* MATERIAL FOR THE TASK *

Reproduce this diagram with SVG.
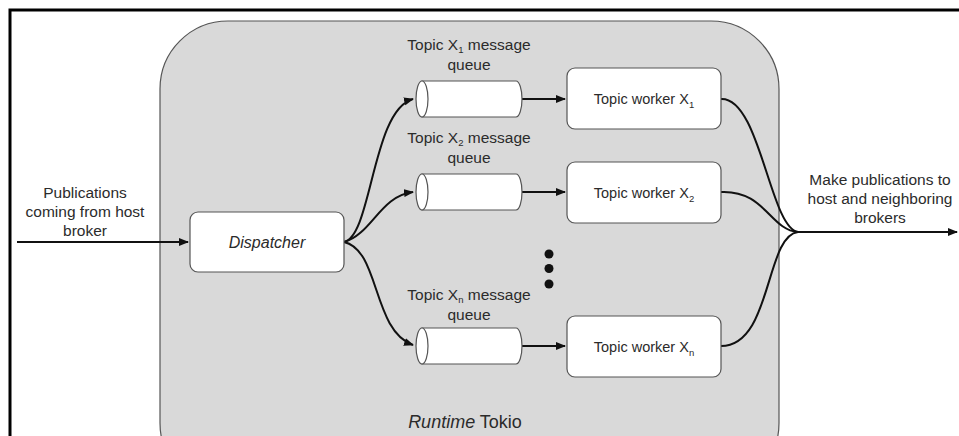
<svg xmlns="http://www.w3.org/2000/svg" width="959" height="436" viewBox="0 0 959 436">
  <style>
    text { font-family: "Liberation Sans", Arial, sans-serif; fill: #2b2b2b; }
    .lbl { font-size: 15.5px; text-anchor: middle; }
    .box { fill: #fff; stroke: #555; stroke-width: 1.2; }
    .cyl { fill: #fff; stroke: #555; stroke-width: 1.2; }
    .edge { fill: none; stroke: #111; stroke-width: 2; }
    .sub { font-size: 9.5px; }
  </style>
  <defs>
    <marker id="arrow" viewBox="0 0 10 10" refX="9" refY="5" markerWidth="5" markerHeight="5" orient="auto" markerUnits="strokeWidth">
      <path d="M0,1 L10,5 L0,9 z" fill="#111"/>
    </marker>
  </defs>

  <rect width="959" height="436" fill="#fff"/>
  <!-- outer frame -->
  <path d="M10,436 V10 H959" fill="none" stroke="#000" stroke-width="3"/>

  <!-- runtime container -->
  <g id="runtime">
    <rect x="160" y="21" width="619" height="470" rx="68" fill="#d9d9d9" stroke="#555" stroke-width="1.2"/>
    <text x="465" y="428" class="lbl" style="font-size:18px"><tspan font-style="italic">Runtime</tspan> Tokio</text>
  </g>

  <!-- connectors -->
  <g id="connectors">
    <path class="edge" d="M17,242 H188" marker-end="url(#arrow)"/>
    <path class="edge" d="M344,242 C372,236 372,110 413,99" marker-end="url(#arrow)"/>
    <path class="edge" d="M344,242 C372,234 380,196 413,192" marker-end="url(#arrow)"/>
    <path class="edge" d="M344,242 C380,250 372,330 413,345" marker-end="url(#arrow)"/>
    <path class="edge" d="M522,99 H565" marker-end="url(#arrow)"/>
    <path class="edge" d="M522,192 H565" marker-end="url(#arrow)"/>
    <path class="edge" d="M522,346 H565" marker-end="url(#arrow)"/>
    <path class="edge" d="M721,99 C760,97 770,228 798,232"/>
    <path class="edge" d="M721,192 C765,190 770,230 798,232"/>
    <path class="edge" d="M721,346 C772,346 765,236 798,232"/>
    <path class="edge" d="M796,232 H957" marker-end="url(#arrow)"/>
  </g>

  <!-- input label -->
  <g id="input-label">
    <text class="lbl" x="85" y="198">Publications</text>
    <text class="lbl" x="85" y="217">coming from host</text>
    <text class="lbl" x="85" y="236">broker</text>
  </g>

  <!-- output label -->
  <g id="output-label">
    <text class="lbl" x="880" y="185">Make publications to</text>
    <text class="lbl" x="880" y="204">host and neighboring</text>
    <text class="lbl" x="880" y="223">brokers</text>
  </g>

  <!-- dispatcher -->
  <g id="dispatcher">
    <rect class="box" x="190" y="212" width="154" height="60" rx="8"/>
    <text class="lbl" x="267" y="248" font-style="italic" style="font-size:16px">Dispatcher</text>
  </g>

  <!-- queues -->
  <g id="queue-1">
    <text class="lbl" x="469" y="50">Topic X<tspan class="sub" dy="3">1</tspan><tspan dy="-3"> message</tspan></text>
    <text class="lbl" x="469" y="70">queue</text>
    <path class="cyl" d="M422,81 H516 A6,18 0 0 1 516,117 H422 Z"/>
    <ellipse class="cyl" cx="422" cy="99" rx="6" ry="18"/>
  </g>
  <g id="queue-2">
    <text class="lbl" x="469" y="143">Topic X<tspan class="sub" dy="3">2</tspan><tspan dy="-3"> message</tspan></text>
    <text class="lbl" x="469" y="163">queue</text>
    <path class="cyl" d="M422,174 H516 A6,18 0 0 1 516,210 H422 Z"/>
    <ellipse class="cyl" cx="422" cy="192" rx="6" ry="18"/>
  </g>
  <g id="queue-n">
    <text class="lbl" x="469" y="300">Topic X<tspan class="sub" dy="3">n</tspan><tspan dy="-3"> message</tspan></text>
    <text class="lbl" x="469" y="320">queue</text>
    <path class="cyl" d="M422,328 H516 A6,18 0 0 1 516,364 H422 Z"/>
    <ellipse class="cyl" cx="422" cy="346" rx="6" ry="18"/>
  </g>

  <!-- workers -->
  <g id="worker-1">
    <rect class="box" x="567" y="68" width="154" height="61" rx="8"/>
    <text class="lbl" x="644" y="104" style="font-size:14.5px">Topic worker X<tspan class="sub" dy="4">1</tspan></text>
  </g>
  <g id="worker-2">
    <rect class="box" x="567" y="162" width="154" height="61" rx="8"/>
    <text class="lbl" x="644" y="198" style="font-size:14.5px">Topic worker X<tspan class="sub" dy="4">2</tspan></text>
  </g>
  <g id="worker-n">
    <rect class="box" x="567" y="316" width="154" height="61" rx="8"/>
    <text class="lbl" x="644" y="352" style="font-size:14.5px">Topic worker X<tspan class="sub" dy="4">n</tspan></text>
  </g>

  <!-- ellipsis -->
  <g id="ellipsis" fill="#111">
    <circle cx="549" cy="254" r="4.5"/>
    <circle cx="549" cy="268.5" r="4.5"/>
    <circle cx="549" cy="284" r="4.5"/>
  </g>
</svg>
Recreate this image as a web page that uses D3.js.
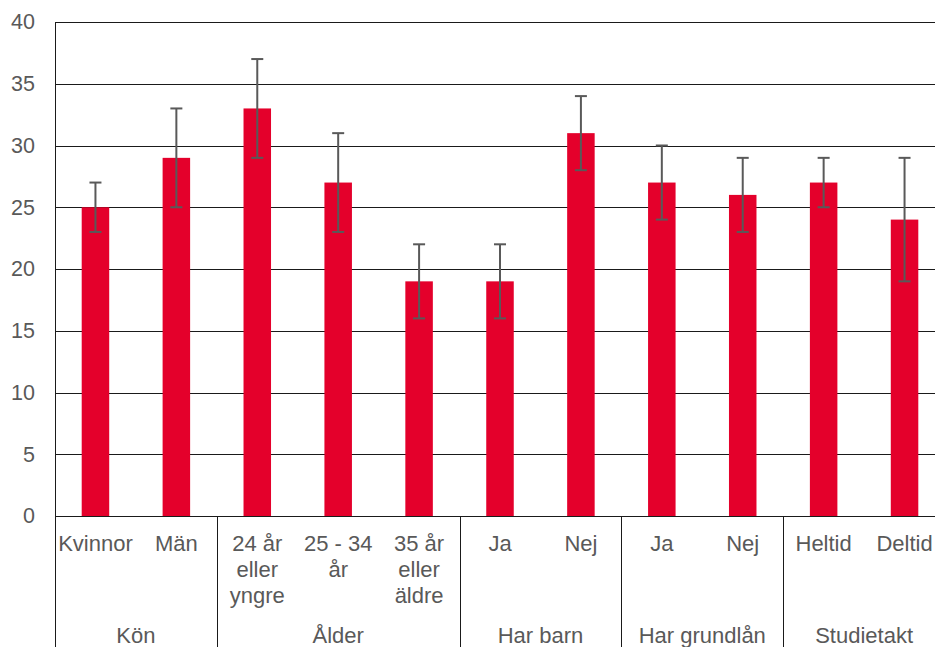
<!DOCTYPE html>
<html>
<head>
<meta charset="utf-8">
<script src="https://cdn.jsdelivr.net/npm/d3@7/dist/d3.min.js"></script>
<style>
  body { margin: 0; background: #fff; }
  svg { display: block; }
  text { font-family: "Liberation Sans", Arial, sans-serif; fill: #595959; }
</style>
</head>
<body>
<script>
// categories, one per bar (lines of the label split by "|")
var categories = ["Kvinnor", "Män", "24 år|eller|yngre", "25 - 34|år", "35 år|eller|äldre",
                  "Ja", "Nej", "Ja", "Nej", "Heltid", "Deltid"];
var values = [25, 29, 33, 27, 19, 19, 31, 27, 26, 27, 24];
var errLow = [23, 25, 29, 23, 16, 16, 28, 24, 23, 25, 19];
var errHigh = [27, 33, 37, 31, 22, 22, 34, 30, 29, 29, 29];

// groups below the categories: name and how many bars it covers
var groups = ["Kön", "Ålder", "Har barn", "Har grundlån", "Studietakt"];
var groupSizes = [2, 3, 2, 2, 2];

var yTicks = [0, 5, 10, 15, 20, 25, 30, 35, 40];

var W = 935, H = 647;
// (window.top is read-only, so no "top" here)
var plotL = 55, plotR = 945, plotT = 22, plotB = 516;

var svg = d3.select("body").append("svg")
    .attr("width", W)
    .attr("height", H);

var x = d3.scaleBand()
    .domain(d3.range(categories.length))
    .range([plotL, plotR])
    .padding(0);

var y = d3.scaleLinear()
    .domain([0, 40])
    .range([plotB, plotT]);

var barW = x.bandwidth() * 0.34;

// gridlines
svg.append("g")
  .selectAll("line")
  .data(yTicks)
  .enter().append("line")
    .attr("x1", plotL)
    .attr("x2", plotR)
    .attr("y1", function(d) { return Math.round(y(d)) + 0.5; })
    .attr("y2", function(d) { return Math.round(y(d)) + 0.5; })
    .attr("stroke", "#1a1a1a")
    .attr("stroke-width", 1);

// y axis tick labels
var yAxis = d3.axisLeft(y).tickValues(yTicks).tickSize(0).tickPadding(20);
var ya = svg.append("g")
    .attr("transform", "translate(" + plotL + ",0)")
    .call(yAxis);
ya.select(".domain").remove();
ya.selectAll("text")
    .attr("fill", "#595959")
    .style("font-size", "21.5px")
    .style("font-family", "'Liberation Sans', Arial, sans-serif");

// bars
svg.append("g")
  .selectAll("rect")
  .data(values)
  .enter().append("rect")
    .attr("x", function(d, i) { return x(i) + x.bandwidth() / 2 - barW / 2; })
    .attr("y", function(d) { return y(d); })
    .attr("width", barW)
    .attr("height", function(d) { return y(0) - y(d); })
    .attr("fill", "#e4002b");

// error bars
var eb = svg.append("g")
    .attr("stroke", "#595959")
    .attr("stroke-width", 2);
values.forEach(function(v, i) {
    var cx = x(i) + x.bandwidth() / 2;
    eb.append("line")
        .attr("x1", cx).attr("x2", cx)
        .attr("y1", y(errLow[i])).attr("y2", y(errHigh[i]));
    [errLow[i], errHigh[i]].forEach(function(e) {
        eb.append("line")
            .attr("x1", cx - 6).attr("x2", cx + 6)
            .attr("y1", y(e)).attr("y2", y(e));
    });
});

// left axis line, runs down through the label area
svg.append("line")
    .attr("x1", plotL + 0.5).attr("x2", plotL + 0.5)
    .attr("y1", plotT).attr("y2", H)
    .attr("stroke", "#1a1a1a");

// group separators
var idx = 0;
var bounds = [0];
groupSizes.forEach(function(s) { idx += s; bounds.push(idx); });
bounds.forEach(function(b) {
    var bx = b < categories.length ? x(b) : plotR;
    svg.append("line")
        .attr("x1", Math.round(bx) + 0.5).attr("x2", Math.round(bx) + 0.5)
        .attr("y1", plotB).attr("y2", H)
        .attr("stroke", "#1a1a1a");
});

// category labels
var cl = svg.append("g");
categories.forEach(function(c, i) {
    var cx = x(i) + x.bandwidth() / 2;
    var t = cl.append("text")
        .attr("text-anchor", "middle")
        .style("font-size", "22px");
    c.split("|").forEach(function(line, k) {
        t.append("tspan")
            .attr("x", cx)
            .attr("y", 551 + k * 26)
            .text(line);
    });
});

// group labels
groups.forEach(function(g, k) {
    var x0 = x(bounds[k]);
    var x1 = bounds[k + 1] < categories.length ? x(bounds[k + 1]) : plotR;
    svg.append("text")
        .attr("text-anchor", "middle")
        .attr("x", (x0 + x1) / 2)
        .attr("y", 643)
        .style("font-size", "22px")
        .text(g);
});
</script>
</body>
</html>
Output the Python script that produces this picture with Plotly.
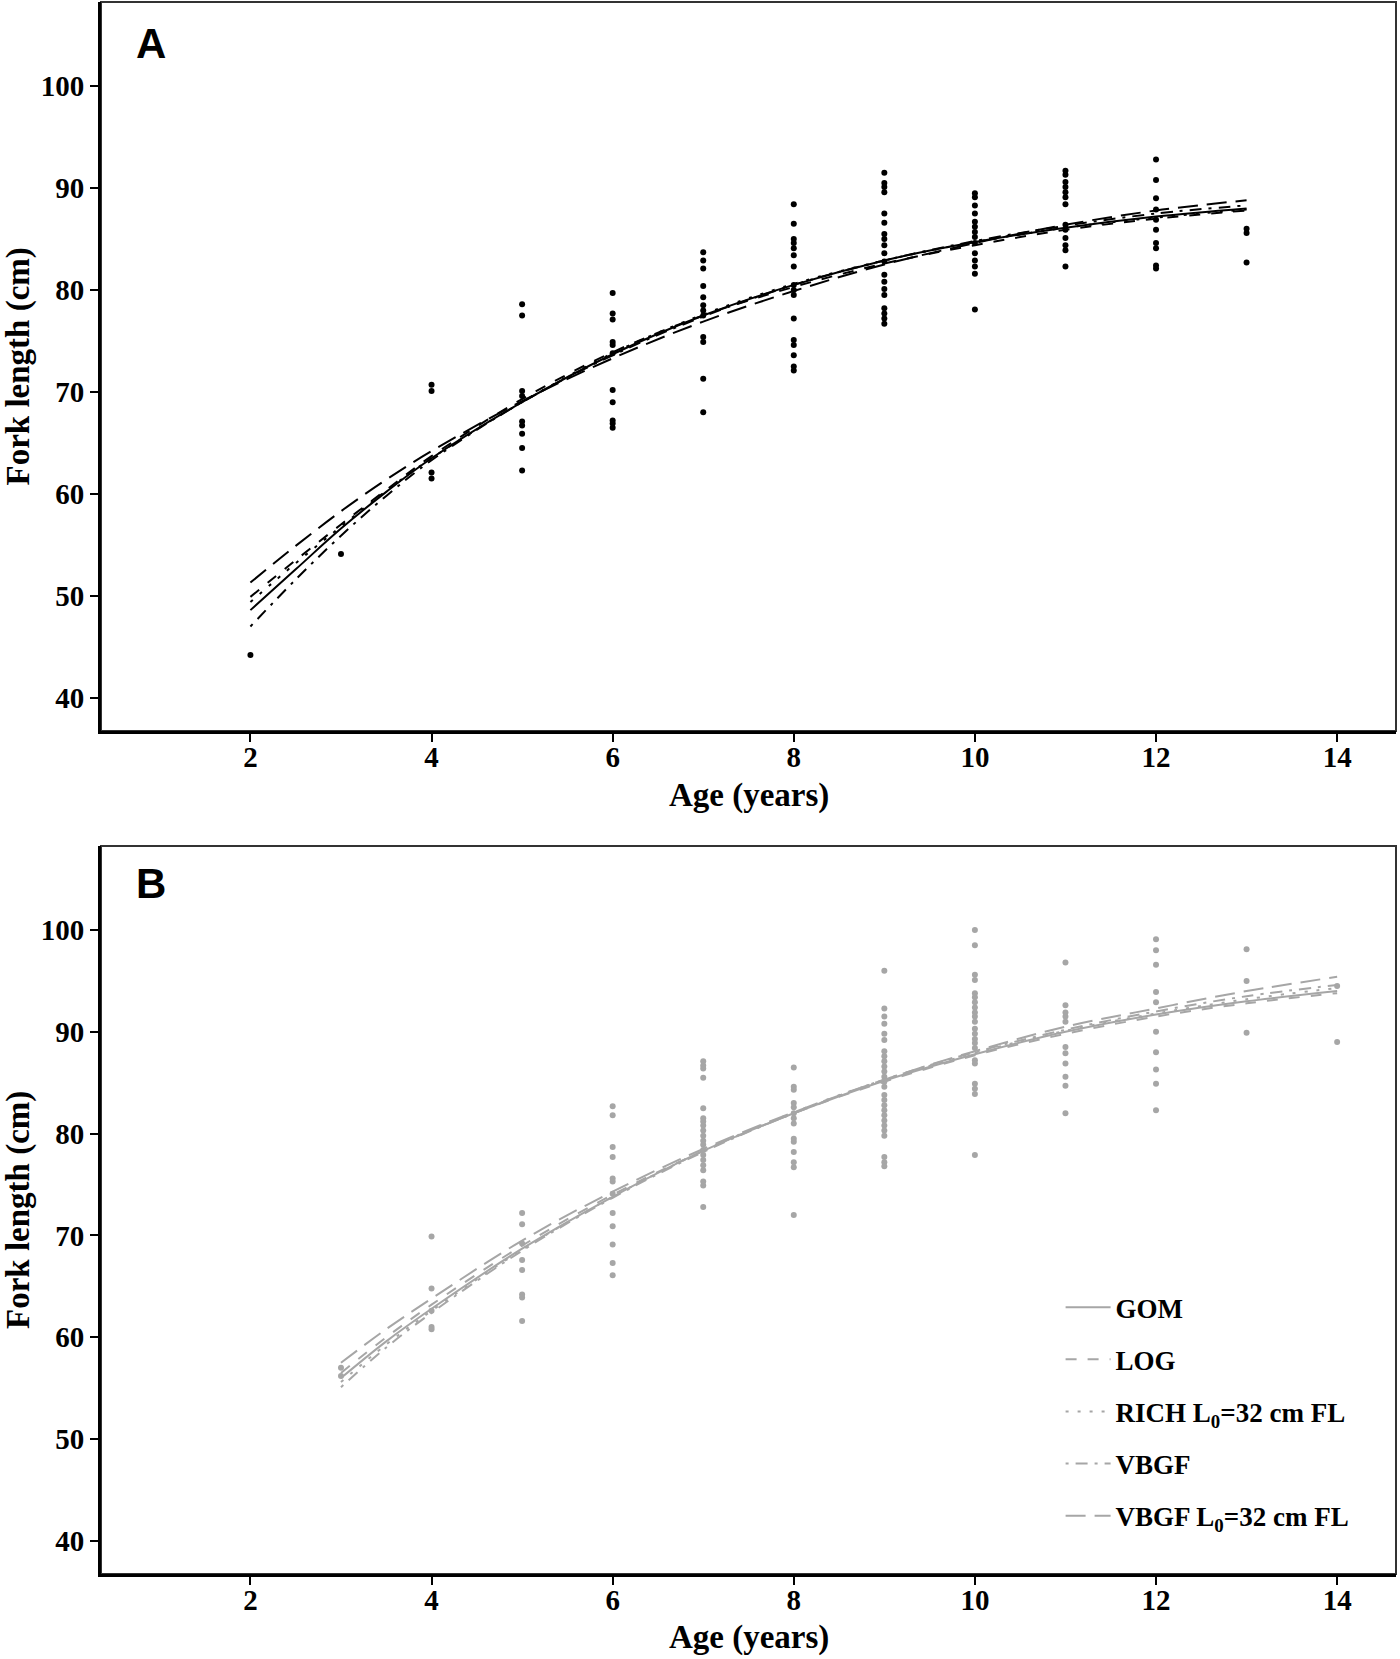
import plotly.graph_objects as go

# ---- observed fork lengths (cm) by age, panel A (black)
ages_a = [2, 3, 4, 5, 6, 7, 8, 9, 10, 11, 12, 13]
fl_a = [
    [44.2],
    [54.1],
    [70.7, 70.1, 62.1, 61.5],
    [78.6, 77.5, 70.1, 69.6, 67.1, 66.7, 65.9, 64.5, 62.3],
    [79.7, 77.7, 77.1, 74.9, 74.6, 73.8, 70.2, 69.0, 67.2, 66.9, 66.5],
    [83.7, 82.9, 82.1, 80.4, 79.3, 78.5, 78.0, 77.5, 75.4, 74.9, 71.3, 68.0],
    [88.4, 86.5, 85.0, 84.6, 84.1, 83.4, 82.3, 80.5, 80.0, 79.5, 77.2, 75.1, 74.6, 73.6, 72.5, 72.1],
    [91.5, 90.5, 90.1, 89.6, 87.5, 86.6, 85.5, 85.0, 84.4, 83.6, 82.8, 81.5, 80.8, 80.1, 79.5,
     78.2, 77.7, 77.2, 76.7],
    [89.5, 89.1, 88.3, 87.5, 86.7, 86.2, 85.7, 85.2, 84.6, 83.6, 82.9, 82.3, 81.6, 78.1],
    [91.7, 91.3, 90.6, 90.1, 89.6, 89.1, 88.4, 86.4, 85.9, 85.1, 84.4, 83.9, 82.3],
    [92.8, 90.8, 89.0, 87.9, 86.9, 85.9, 84.6, 84.1, 82.4, 82.1],
    [86.0, 85.6, 82.7],
]

# ---- observed fork lengths (cm) by age, panel B (grey)
ages_b = [3, 4, 5, 6, 7, 8, 9, 10, 11, 12, 13, 14]
fl_b = [
    [57.0, 56.2],
    [69.9, 64.8, 62.6, 61.0, 60.8],
    [72.2, 71.1, 69.2, 67.6, 66.6, 64.2, 63.9, 61.6],
    [82.7, 81.8, 78.7, 77.7, 75.6, 75.3, 74.1, 72.2, 70.9, 69.1, 67.3, 66.1],
    [87.1, 86.7, 86.4, 85.5, 82.5, 81.5, 81.2, 80.8, 80.3, 79.8, 79.3, 78.9, 78.4, 77.9,
     77.4, 76.9, 76.4, 75.3, 74.9, 72.8],
    [86.5, 84.6, 84.3, 83.0, 82.6, 82.0, 81.5, 81.0, 79.5, 79.2, 78.2, 77.2, 76.7, 72.0],
    [96.0, 92.3, 91.5, 90.8, 89.8, 89.2, 88.1, 87.6, 87.1, 86.6, 86.1, 85.6, 85.1, 84.6,
     83.8, 83.3, 82.8, 82.3, 81.8, 81.3, 80.8, 80.3, 79.8, 77.7, 77.2, 76.8],
    [100.0, 98.5, 95.6, 95.1, 93.8, 93.4, 92.9, 92.4, 91.9, 91.5, 91.0, 90.3, 89.8, 89.3,
     88.9, 88.4, 87.2, 86.9, 84.9, 84.4, 83.9, 77.9],
    [96.8, 92.6, 91.9, 91.5, 91.0, 88.5, 87.9, 86.9, 85.6, 84.7, 82.0],
    [99.1, 98.0, 96.6, 93.9, 92.9, 90.0, 88.0, 86.3, 84.9, 82.3],
    [98.1, 95.0, 89.9],
    [94.5, 89.0],
]

# ---- fitted growth curves
curve_age_a = [2, 2.5, 3, 3.5, 4, 5, 6, 7, 8, 9, 10, 11, 12, 13]
gom_a = [48.6, 52.6, 56.6, 60.2, 63.5, 69.0, 73.7, 77.5, 80.5, 82.9, 84.7, 86.1, 87.2, 88.0]
log_a = [49.9, 53.5, 57.0, 60.4, 63.7, 69.3, 73.9, 77.5, 80.3, 82.6, 84.4, 85.9, 87.0, 87.8]
rich_a = [49.4, 53.2, 56.8, 60.3, 63.5, 69.0, 73.8, 77.6, 80.6, 82.9, 84.7, 86.1, 87.1, 87.9]
vbgf_a = [47.0, 51.6, 55.9, 59.8, 63.3, 69.0, 73.6, 77.4, 80.5, 82.9, 84.8, 86.3, 87.5, 88.3]
vbgf0_a = [51.3, 54.9, 58.3, 61.4, 64.2, 69.1, 73.3, 76.9, 79.9, 82.5, 84.6, 86.4, 87.8, 88.8]

curve_age_b = [3, 3.5, 4, 5, 6, 7, 8, 9, 10, 11, 12, 13, 14]
gom_b = [56.0, 59.6, 62.8, 68.7, 73.8, 78.3, 82.0, 85.2, 87.8, 90.0, 91.7, 93.0, 94.0]
log_b = [56.5, 60.0, 63.2, 69.0, 74.0, 78.3, 82.0, 85.1, 87.7, 89.8, 91.5, 92.8, 93.8]
rich_b = [55.6, 59.3, 62.6, 68.6, 73.8, 78.3, 82.1, 85.3, 87.9, 90.1, 91.8, 93.2, 94.3]
vbgf_b = [55.1, 59.0, 62.4, 68.5, 73.7, 78.2, 82.0, 85.3, 88.0, 90.2, 92.0, 93.5, 94.6]
vbgf0_b = [57.5, 60.8, 63.8, 69.5, 74.3, 78.5, 82.1, 85.3, 88.1, 90.5, 92.3, 94.0, 95.4]

model_names = ["GOM", "LOG", "RICH L<sub>0</sub>=32 cm FL", "VBGF", "VBGF L<sub>0</sub>=32 cm FL"]
model_dash = ["solid", "11px,11px", "3px,9px", "3px,7px,12px,7px", "20px,9px"]

x_ticks = [2, 4, 6, 8, 10, 12, 14]
y_ticks = [40, 50, 60, 70, 80, 90, 100]

GREY = "#a6a6a6"
SERIF = "Liberation Serif"

fig = go.Figure()


def add_points(ages, lengths, color, xa, ya):
    xs, ys = [], []
    for a, vals in zip(ages, lengths):
        xs += [a] * len(vals)
        ys += vals
    fig.add_trace(go.Scatter(x=xs, y=ys, mode="markers", xaxis=xa, yaxis=ya,
                             marker=dict(color=color, size=6), showlegend=False,
                             hoverinfo="x+y"))


def add_curves(ages, curves, color, xa, ya, legend):
    for name, dash, vals in zip(model_names, model_dash, curves):
        fig.add_trace(go.Scatter(x=ages, y=vals, mode="lines", xaxis=xa, yaxis=ya,
                                 name=name, legendgroup=name, showlegend=legend,
                                 line=dict(color=color, width=2, dash=dash, shape="spline")))


add_points(ages_a, fl_a, "black", "x", "y")
add_curves(curve_age_a, [gom_a, log_a, rich_a, vbgf_a, vbgf0_a], "black", "x", "y", False)
add_points(ages_b, fl_b, GREY, "x2", "y2")
add_curves(curve_age_b, [gom_b, log_b, rich_b, vbgf_b, vbgf0_b], GREY, "x2", "y2", True)

tickfont = dict(family=SERIF, size=29, color="black", weight="bold")
xcommon = dict(range=[0.35, 14.65], tickvals=x_ticks, ticks="outside", ticklen=8, tickwidth=2,
               tickcolor="black", showline=True, linewidth=3, linecolor="black",
               showgrid=False, zeroline=False, tickfont=tickfont, ticklabelstandoff=-10)
ycommon = dict(range=[36.75, 108.25], tickvals=y_ticks, ticks="outside", ticklen=8, tickwidth=2,
               tickcolor="black", showline=True, linewidth=3, linecolor="black",
               showgrid=False, zeroline=False, tickfont=tickfont)

dom_a = [0.5363, 1.0]
dom_b = [0.0, 0.4631]

fig.update_layout(
    width=1400, height=1659,
    margin=dict(l=101, r=4, t=2, b=85),
    paper_bgcolor="white", plot_bgcolor="white",
    font=dict(family=SERIF, color="black"),
    xaxis=dict(domain=[0, 1], anchor="y", **xcommon),
    yaxis=dict(domain=dom_a, anchor="x", **ycommon),
    xaxis2=dict(domain=[0, 1], anchor="y2", **xcommon),
    yaxis2=dict(domain=dom_b, anchor="x2", **ycommon),
    legend=dict(x=0.741, y=0.185, xanchor="left", yanchor="top",
                font=dict(family=SERIF, size=27, color="black", weight="bold"),
                bgcolor="rgba(0,0,0,0)", tracegroupgap=14, itemwidth=45),
    showlegend=True,
)

# panel frames (thin top/right border)
for xr, yr in [("x domain", "y domain"), ("x2 domain", "y2 domain")]:
    fig.add_shape(type="rect", xref=xr, yref=yr, x0=0, x1=1, y0=0, y1=1,
                  line=dict(color="#333333", width=2), layer="below")

titlefont = dict(family=SERIF, size=33, color="black", weight="bold")
for yc, xt_y, label, label_y in [((dom_a[0] + dom_a[1]) / 2, 0.4955, "A", 0.9735),
                                 ((dom_b[0] + dom_b[1]) / 2, -0.0407, "B", 0.4392)]:
    fig.add_annotation(text="Fork length (cm)", xref="paper", yref="paper", x=-0.0641, y=yc,
                       textangle=-90, showarrow=False, font=titlefont,
                       xanchor="center", yanchor="middle")
    fig.add_annotation(text="Age (years)", xref="paper", yref="paper", x=0.5, y=xt_y,
                       showarrow=False, font=titlefont, xanchor="center", yanchor="middle")
    fig.add_annotation(text=label, xref="paper", yref="paper", x=0.0386, y=label_y,
                       showarrow=False, xanchor="center", yanchor="middle",
                       font=dict(family="Liberation Sans", size=42, color="black", weight="bold"))

# page body has a default 8px margin; remove it so the figure fills the window
fig.write_html("out.html", config={"displayModeBar": False},
               post_script="document.body.style.margin='0';")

* REQUIRED TASK *
Begin at the line containing "Recreate this image", end at the line containing "29, 29, 29];", and copy those lines word for word, both included. Skip pictures.

* TASK RESULT *
Recreate this image as a web page that uses D3.js.
<!DOCTYPE html>
<html>
<head>
<meta charset="utf-8">
<script src="https://cdn.jsdelivr.net/npm/d3@7/dist/d3.min.js"></script>
<style>
  body { margin: 0; background: #fff; }
  svg { display: block; }
  text { font-family: "Liberation Sans", Arial, sans-serif; fill: #595959; }
</style>
</head>
<body>
<script>
// categories, one per bar (lines of the label split by "|")
var categories = ["Kvinnor", "Män", "24 år|eller|yngre", "25 - 34|år", "35 år|eller|äldre",
                  "Ja", "Nej", "Ja", "Nej", "Heltid", "Deltid"];
var values = [25, 29, 33, 27, 19, 19, 31, 27, 26, 27, 24];
var errLow = [23, 25, 29, 23, 16, 16, 28, 24, 23, 25, 19];
var errHigh = [27, 33, 37, 31, 22, 22, 34, 30, 29, 29, 29];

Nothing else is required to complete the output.